I started by scanning each page of the recipe book, and separating out each recipe into it’s own image (which would help with text parsing):

Google OCR API implementation

Next, (with the help of an ever-present Large Language Model programming companion) I wrote some Python code incorporating Google’s Cloud Vision AI to scrape the text from the images and write all the parsed text (using Regex) to a json file.

from google.cloud import vision
import io
import os

# Google API client initialize
client = vision.ImageAnnotatorClient()

def detect_text_from_image(image_path):
    """Detect text in an image file using Google Cloud Vision API."""
    with io.open(image_path, 'rb') as image_file:
        content = image_file.read()

    image = vision.Image(content=content)

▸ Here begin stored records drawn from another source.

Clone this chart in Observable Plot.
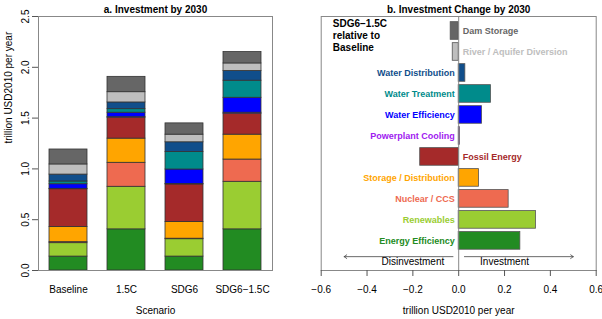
<!DOCTYPE html>
<html>
<head>
<meta charset="utf-8">
<script src="https://cdn.jsdelivr.net/npm/d3@7"></script>
<script src="https://cdn.jsdelivr.net/npm/@observablehq/plot@0.6"></script>
<style>
  html, body { margin: 0; padding: 0; background: white; }
  #wrap { display: flex; width: 602px; height: 319px; }
  #wrap svg { display: block; }
</style>
</head>
<body>
<div id="wrap"></div>
<script>
const scenarios = ["Baseline", "1.5C", "SDG6", "SDG6−1.5C"];
const components = [
  "Energy Efficiency", "Renewables", "Nuclear / CCS", "Storage / Distribution",
  "Fossil Energy", "Powerplant Cooling", "Water Efficiency", "Water Treatment",
  "Water Distribution", "River / Aquifer Diversion", "Dam Storage"
];
const colors = ["#228B22", "#9ACD32", "#EE6A50", "#FFA500", "#A52A2A", "#A020F0",
  "#0000FF", "#008B8B", "#104E8B", "#BEBEBE", "#666666"];

// investment by 2030 (trillion USD2010 / yr), per component in the order above
const baseline = [0.137, 0.132, 0.010, 0.149, 0.372, 0.004, 0.045, 0.027, 0.068, 0.100, 0.147];
const scen15C  = [0.405, 0.419, 0.236, 0.238, 0.206, 0.005, 0.044, 0.035, 0.066, 0.101, 0.151];
const sdg6     = [0.137, 0.171, 0.005, 0.164, 0.370, 0.005, 0.142, 0.173, 0.095, 0.075, 0.111];
const sdg615C  = [0.405, 0.468, 0.219, 0.245, 0.206, 0.010, 0.147, 0.168, 0.096, 0.074, 0.112];
// change SDG6-1.5C relative to Baseline
const change   = [0.269, 0.337, 0.218, 0.089, -0.168, 0.005, 0.102, 0.141, 0.029, -0.026, -0.035];

const yTicks = [0, 0.5, 1.0, 1.5, 2.0, 2.5];
const xTicks = [-0.6, -0.4, -0.2, 0, 0.2, 0.4, 0.6];

const investments = [baseline, scen15C, sdg6, sdg615C];
const long = [];
scenarios.forEach((s, j) => components.forEach((c, k) =>
  long.push({scenario: s, component: c, value: investments[j][k]})));

const rows = components.map((c, k) => ({component: c, change: change[k], row: components.length - 1 - k}));

const font = {fontFamily: "'Liberation Sans', Arial, sans-serif", fontSize: "10px", background: "white", color: "black"};
const fmt = d3.format(".1f");

const left = Plot.plot({
  width: 300, height: 319,
  marginLeft: 38, marginRight: 28, marginTop: 16, marginBottom: 49,
  style: font,
  x: {domain: scenarios, paddingInner: 0.339, paddingOuter: 0.153, label: null},
  y: {domain: [0, 2.5], label: null},
  color: {domain: components, range: colors},
  marks: [
    Plot.barY(long, {x: "scenario", y: "value", fill: "component", stroke: "#333", strokeWidth: 0.8}),
    Plot.frame({stroke: "#888"}),
    Plot.axisY({ticks: yTicks, tickFormat: fmt, tickSize: 6, tickRotate: -90, tickPadding: 4, label: null, stroke: "#555"}),
    Plot.axisX({tickSize: 0, tickPadding: 15, label: null}),
    Plot.text(["a. Investment by 2030"], {frameAnchor: "top", dy: -11, fontWeight: "bold"}),
    Plot.text(["Scenario"], {frameAnchor: "bottom", dy: 43}),
    Plot.text(["trillion USD2010 per year"], {frameAnchor: "left", dx: -30, rotate: -90})
  ]
});

const right = Plot.plot({
  width: 302, height: 319,
  marginLeft: 20.7, marginRight: 6.3, marginTop: 16, marginBottom: 49,
  style: font,
  x: {domain: [-0.6, 0.6], label: null},
  y: {domain: [11.41, -0.69], axis: null},
  color: {domain: components, range: colors},
  marks: [
    Plot.rectX(rows, {x1: 0, x2: "change", y1: d => d.row - 0.42, y2: d => d.row + 0.42,
      fill: "component", stroke: "#555", strokeWidth: 0.8}),
    Plot.ruleX([0], {stroke: "#888"}),
    Plot.frame({stroke: "#888"}),
    Plot.axisX({ticks: xTicks, tickFormat: fmt, tickSize: 6, tickPadding: 9, label: null, stroke: "#555"}),
    Plot.text(rows.filter(d => d.change >= 0), {x: 0, y: "row", text: "component", fill: "component",
      textAnchor: "end", dx: -4, fontWeight: "bold", fontSize: 9}),
    Plot.text(rows.filter(d => d.change < 0), {x: 0, y: "row", text: "component", fill: "component",
      textAnchor: "start", dx: 4, fontWeight: "bold", fontSize: 9}),
    Plot.arrow([{a: -0.025, b: -0.5}, {a: 0.025, b: 0.5}], {x1: "a", x2: "b", y1: 10.75, y2: 10.75,
      stroke: "#444", strokeWidth: 0.8, headLength: 6, headAngle: 70}),
    Plot.text([{x: -0.2, t: "Disinvestment"}, {x: 0.2, t: "Investment"}], {x: "x", y: 11.0, text: "t"}),
    Plot.text(["SDG6−1.5C\nrelative to\nBaseline"], {frameAnchor: "top-left", dx: 11.6, dy: 2,
      lineAnchor: "top", textAnchor: "start", fontWeight: "bold", lineHeight: 1.2}),
    Plot.text(["b. Investment Change by 2030"], {frameAnchor: "top", dy: -11, fontWeight: "bold"}),
    Plot.text(["trillion USD2010 per year"], {frameAnchor: "bottom", dy: 43})
  ]
});

const wrap = document.getElementById("wrap");
wrap.appendChild(left);
wrap.appendChild(right);
</script>
</body>
</html>
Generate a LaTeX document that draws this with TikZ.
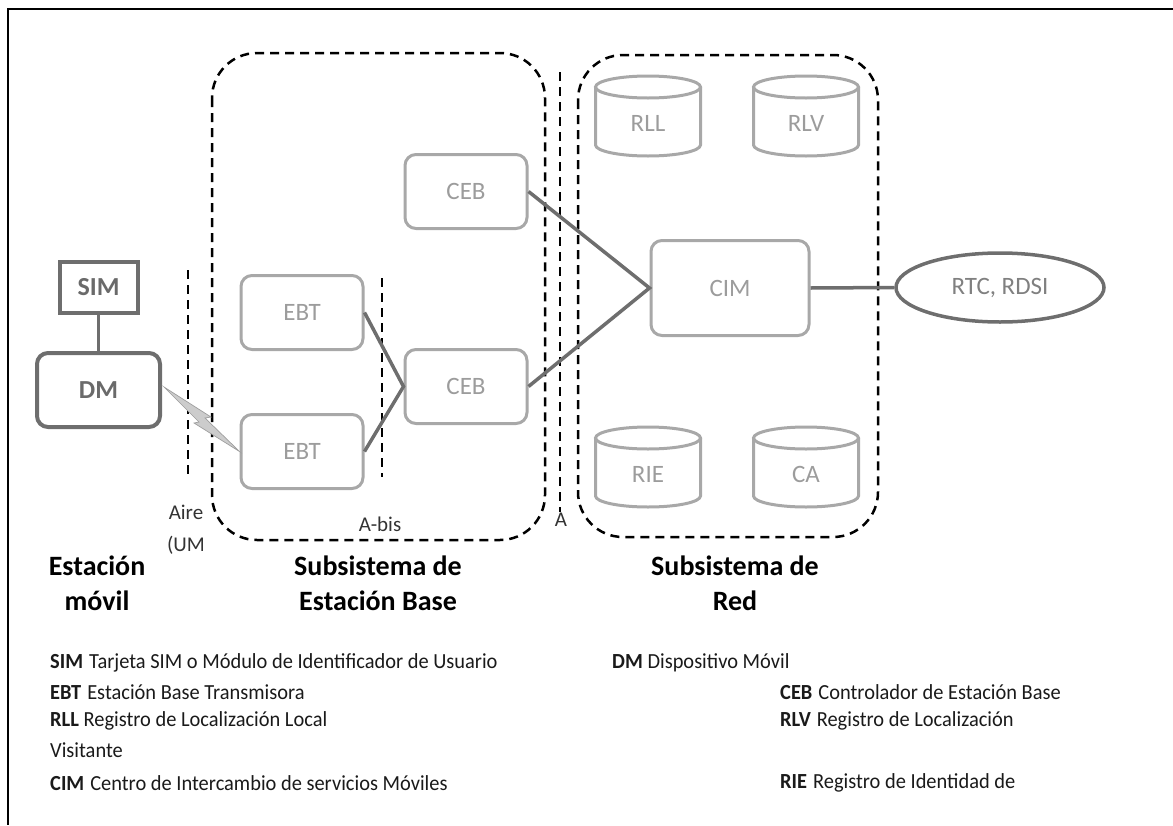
\documentclass[tikz,border=0pt]{standalone}
\usepackage{fontspec}
\setmainfont{Carlito}
\newfontfamily\legfont[FakeStretch=0.95]{Carlito}
\usetikzlibrary{shapes.geometric}
\definecolor{boxline}{HTML}{A8A8A8}
\definecolor{boxtext}{HTML}{9C9C9C}
\definecolor{darkline}{HTML}{6E6E6E}
\definecolor{darktext}{HTML}{6A6A6A}
\definecolor{legtext}{HTML}{1A1A1A}

\tikzset{
  unit/.style={draw=boxline, line width=3pt, rounded corners=11pt,
    font=\fontsize{25}{30}\selectfont, text=boxtext,
    minimum width=122pt, minimum height=74pt, inner sep=0pt},
  mobile/.style={draw=darkline, line width=4pt,
    font=\bfseries\fontsize{26}{30}\selectfont, text=darktext, inner sep=0pt},
  link/.style={draw=darkline, line width=3.5pt},
  zone/.style={draw=black, line width=2.5pt, dash pattern=on 9pt off 6pt},
  caption/.style={font=\bfseries\fontsize{28}{32}\selectfont, text=black},
  iface/.style={font=\fontsize{21}{24}\selectfont, text=black!80},
  legend/.style={anchor=west, font=\legfont\fontsize{21.5}{24}\selectfont,
    text=legtext, inner sep=0pt},
  datastore/.pic={
    \draw[draw=boxline, line width=3pt]
      (-52.5,29) -- (-52.5,-29)
      arc[start angle=180, end angle=360, x radius=52.5, y radius=11]
      -- (52.5,29);
    \draw[draw=boxline, line width=3pt] (0,29) ellipse [x radius=52.5, y radius=11];
    \node[font=\fontsize{25}{30}\selectfont, text=boxtext] (-lbl) at (0,-7) {#1};
  }
}

\begin{document}
\begin{tikzpicture}[x=1pt,y=1pt]
\useasboundingbox (0,0) rectangle (1173,-825);

% page frame (top and left edges)
\draw[line width=2.5pt, black] (1173,-9) -- (8,-9) -- (8,-825);

% subsystem zones and interface lines
\draw[zone, rounded corners=45pt] (212,-53) rectangle (545,-540);
\draw[zone, rounded corners=45pt] (578,-55) rectangle (878,-537);
\coordinate (aireTop) at (188,-270);
\coordinate (aireBot) at (188,-477);
\coordinate (abisTop) at (382,-278);
\coordinate (abisBot) at (382,-477);
\coordinate (aTop) at (560,-72);
\coordinate (aBot) at (560,-512);
\draw[zone] (aireTop) -- (aireBot);
\draw[zone] (abisTop) -- (abisBot);
\draw[zone] (aTop) -- (aBot);

% mobile station
\node[mobile, minimum width=78pt, minimum height=51pt] (sim) at (98.5,-287.5) {SIM};
\node[mobile, rounded corners=11pt, minimum width=123pt, minimum height=74pt] (dm) at (98.5,-390) {DM};

% base station subsystem
\node[unit] (ebt1) at (302,-312.5) {EBT};
\node[unit] (ebt2) at (302,-451.5) {EBT};
\node[unit] (ceb1) at (466,-191.5) {CEB};
\node[unit] (ceb2) at (466,-386.5) {CEB};

% network subsystem
\node[unit, minimum width=158pt, minimum height=95pt] (cim) at (730,-288) {CIM};
\pic (rll) at (648,-116) {datastore=RLL};
\pic (rlv) at (806,-116) {datastore=RLV};
\pic (rie) at (648,-467) {datastore=RIE};
\pic (ca)  at (806,-467) {datastore=CA};
\node[ellipse, draw=darkline, line width=3.5pt, minimum width=208pt, minimum height=69pt,
      font=\fontsize{25}{30}\selectfont, text=black!50, inner sep=0pt] (rtc) at (1000,-287.5) {RTC, RDSI};

% links
\draw[link] (sim.south) -- (dm.north);
\draw[link] (ebt1.east) -- (ceb2.west) -- (ebt2.east);
\draw[link] (ceb1.east) -- (cim.west) -- (ceb2.east);
\draw[link] (cim.east) -- (rtc.west);

% radio link (lightning bolt)
\coordinate (boltA) at ([shift={(2,3)}]dm.east);
\filldraw[fill=black!20, draw=black!38, line width=0.7pt]
  (boltA) -- (211,-417) -- (205,-418) -- (ebt2.west) -- (194,-423) -- (199,-422) -- cycle;

% interface labels
\node[iface] (laire) at (186,-512) {Aire};
\node[iface] (lum) at (186,-545) {(UM};
\node[iface] (labis) at (380,-524) {A-bis};
\node[iface] (la) at (561,-520) {A};

% subsystem captions
\node[caption] (cap1a) at (97,-566) {Estación};
\node[caption] (cap1b) at (97,-601) {móvil};
\node[caption] (cap2a) at (378,-566) {Subsistema de};
\node[caption] (cap2b) at (378,-601) {Estación Base};
\node[caption] (cap3a) at (735,-566) {Subsistema de};
\node[caption] (cap3b) at (735,-601) {Red};

% legend
\node[legend] (lsim) at (50,-663) {\textbf{SIM}\hspace{6pt}Tarjeta SIM o Módulo de Identificador de Usuario};
\node[legend] (ldm)  at (612,-663) {\textbf{DM} Dispositivo Móvil};
\node[legend] (lebt) at (50,-692) {\textbf{EBT}\hspace{6pt}Estación Base Transmisora};
\node[legend] (lceb) at (780,-692) {\textbf{CEB}\hspace{6pt}Controlador de Estación Base};
\node[legend] (lrll) at (50,-721) {\textbf{RLL} Registro de Localización Local};
\node[legend] (lrlv) at (780,-721) {\textbf{RLV}\hspace{6pt}Registro de Localización};
\node[legend] (lvis) at (50,-750) {Visitante};
\node[legend] (lcim) at (50,-783) {\textbf{CIM}\hspace{6pt}Centro de Intercambio de servicios Móviles};
\node[legend] (lrie) at (780,-783) {\textbf{RIE}\hspace{6pt}Registro de Identidad de};
\end{tikzpicture}
\end{document}
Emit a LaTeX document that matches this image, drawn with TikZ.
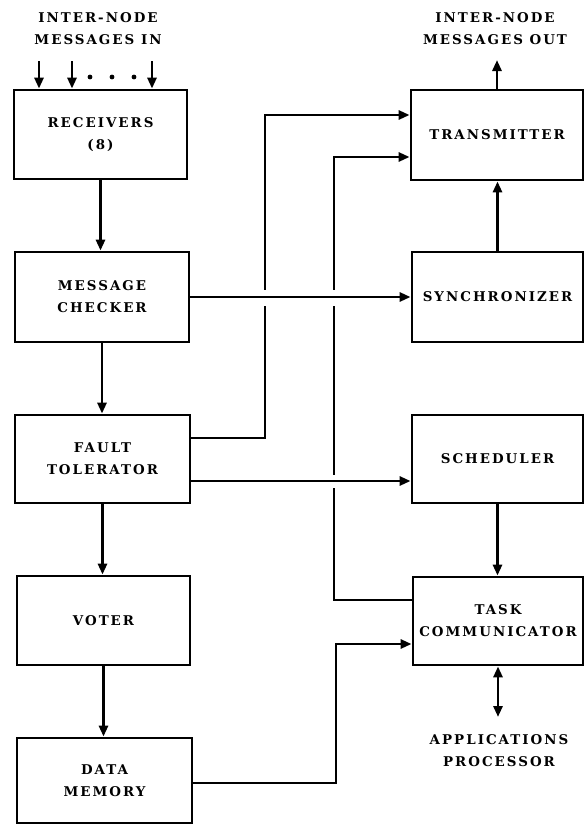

    response = client.text_detection(image=image)
    texts = response.text_annotations

    return texts

Regex Data Isolation

To capture meaningful parameters to add to my database, I needed to split out the information from each recipe which I found relevant (in this case title, the text/ingredients, and the nutritional info):

    for file_path in file_paths:
        with open(file_path, 'r') as file:
            # read content of each text file
            content = file.read()

            # Find all occurrences of the pattern - anything after "description:" and before "bounding_poly"
            pattern = re.compile(r'description:\s*"(.*?)"\s*bounding_poly', re.DOTALL)
            matches = pattern.findall(content)

           # remove newline chars
            matches2 = matches[0].replace('\\n', ' ')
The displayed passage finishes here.